Jonathan Bramall, Huddersfield
I don't think there was a final straw with me and Damon in particular. I think the final straw was a lot more to do with them, how they saw my behaviour really, or misunderstood it. I occasionally talk to Alex but they've been very busy and I've been very busy and we didn't socialise very much anyway. But me and Alex meet up to go around posh shops in London and stuff like that. So I think the last straw was an invisible straw. If there was one then I didn't see it or feel it, but they might have done. You'd have to ask them."I don't feel bitchy towards Blur. I've gone onto a different life. Better? Yes."

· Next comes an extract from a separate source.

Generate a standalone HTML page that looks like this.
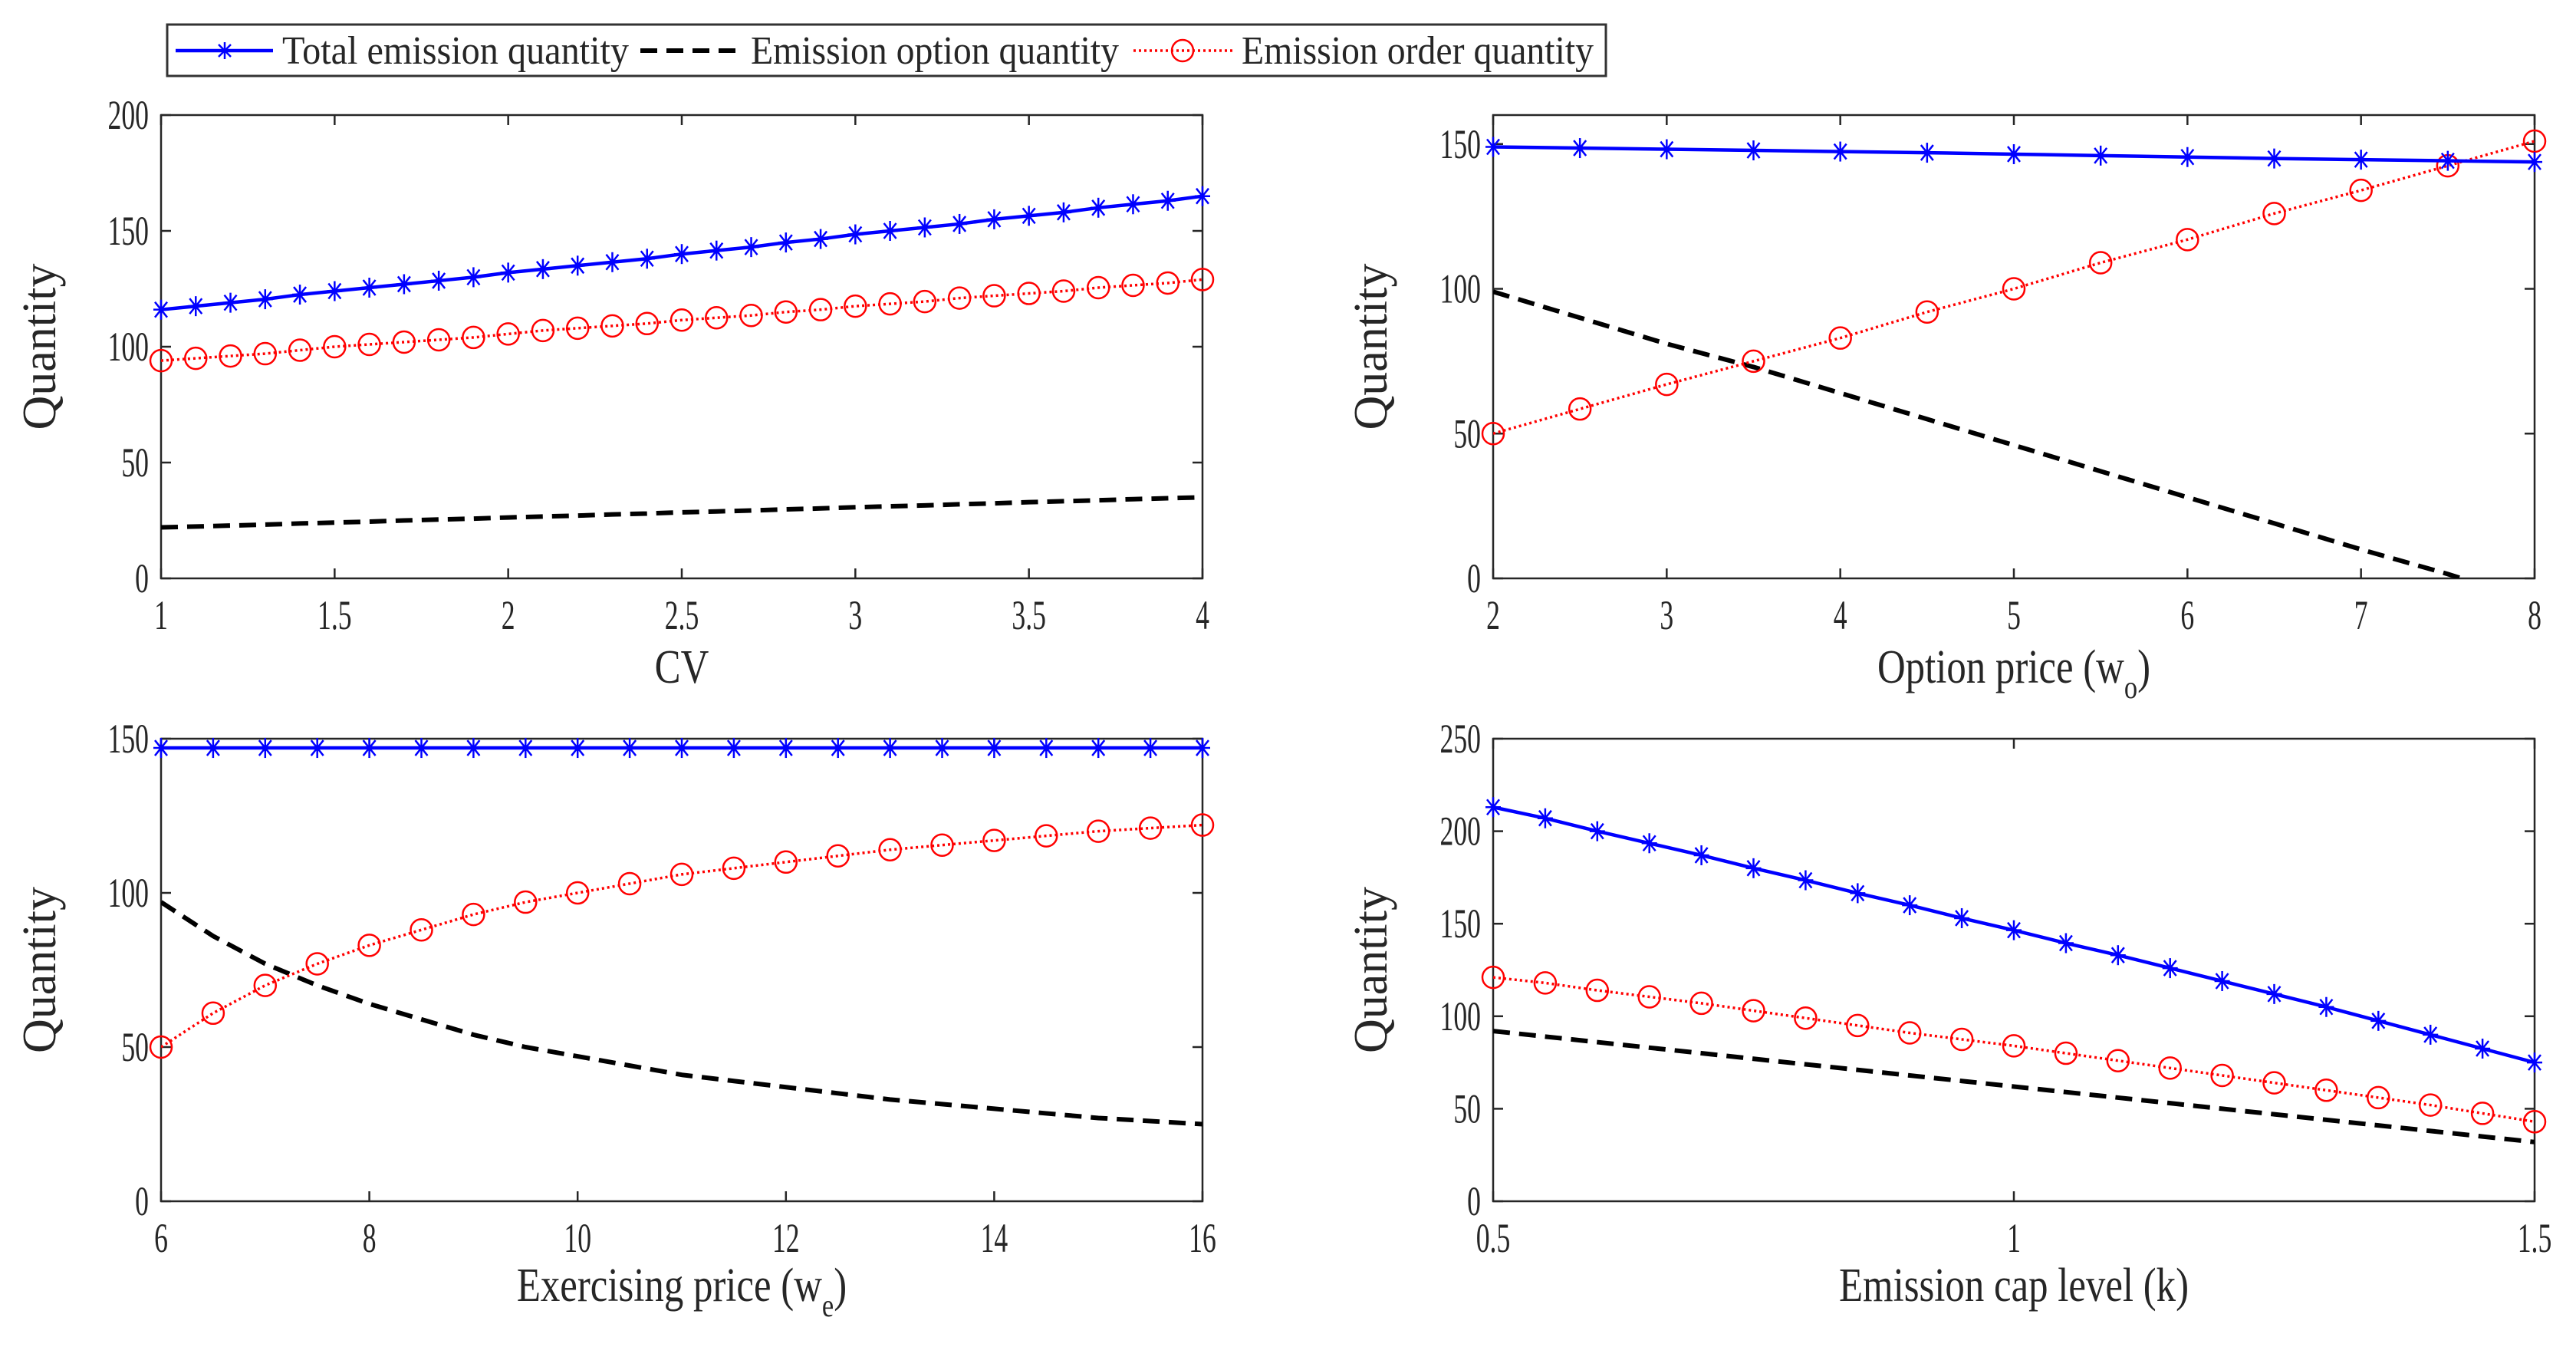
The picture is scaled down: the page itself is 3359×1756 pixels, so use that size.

Do you get fed up being asked about leaving Blur?
James Vaughan, London
Not really, because how I feel about it can change. I'm still working it all out. I know for a lot of people who have written in with questions, in press terms, it doesn't seem to have been a very long time ago, but in living day-to-day terms it is, it's been two years. I can understand that people want to know or be cheeky about it. Am I conscious that the band might read what I say? I am, and I don't want them... I don't feel bitchy towards them, I just feel like I've gone onto a different life. Better? Yes. I have a lot more space and home life. I was given the opportunity to leave and I knew I should take it and I did. I didn't know what I was going to do apart from look after myself mentally and look after my daughter. That was all my plans were, kind of like some romantic Grizzly Adams... but in Camden.